I wonder what the point would be. The point would be to offload back to him what he's offloaded onto you particularly when you were a child. Telling a child to keep a secret is child abuse because it means that child, instead of growing up worry free, has grown up holding on to something bad. He used you as a "family dustbin" which a decent father wouldn't do. Now's the time to throw his secret back again to relieve your own mind. Then ignore their dysfunctional relationship completely and get on with your own life with the burdens lifted. And if he doesn't like it, so what? He can decide himself how to handle it, you're not responsible for him!

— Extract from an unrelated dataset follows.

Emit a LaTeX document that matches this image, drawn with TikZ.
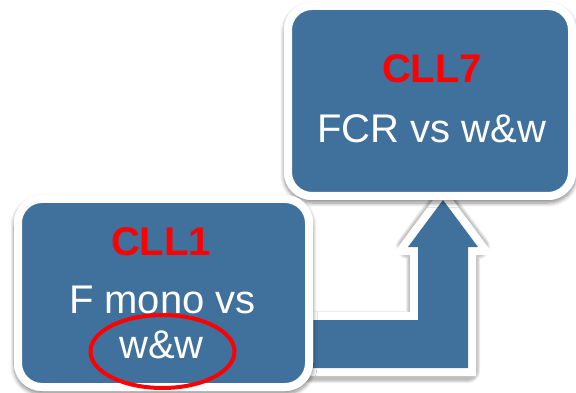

If you can't face him, write him a letter.

LeighaJ · 07/04/2018 11:56

I seriously doubt your SM doesn't know he's cheating on her.

He sounds like a complete creep who I'm surprised you still want in your life.

bengalcat · 07/04/2018 11:59

Leopards don't change their spots - if a man leaves another woman for you there's a high chance you'll suffer the same fate

NeepNeepNeep · 07/04/2018 12:00

What's he going to do when he is older? Is he expecting your SM to look after him? You? How do you feel about that?

rockhardplaceornone · 07/04/2018 13:09

I honestly don't know whether she knows or not. Over the years he's gone to stay with other women "friends" on long weekends or holidays. A couple have even come to visit them both. Def not a threesome situation!

I asked her when i was very young why she had an affair with my dad and she apologised, can't really remember what else was said. I said I'd be asking my dad the same question but I never did. I'm a little afraid of him.

In regards to when he gets older I don't know. I guess we'll all muddle through.

OP posts:
rockhardplaceornone · 07/04/2018 13:10

I don't want to rock the boat. I don't have the energy for it. I have my own family. It seems to be the case of it's an open secret that no one talks about?

OP posts:
Alwayswonderingwhere · 07/04/2018 19:54

This reply has been deleted

Message withdrawn at poster's request.

rockhardplaceornone · 07/04/2018 23:33

I'm actually due to start counselling very soon although not directly related to my dad.

It would not cross my mind to reduce contact and certainly isn't something i have considered. We have a good relationship as long as i keep my opinions to myself. As I've got older I've started to pick my battles. We used to have shocking arguments but the last one was about 3 years ago. I prefer to keep schtum nowadays.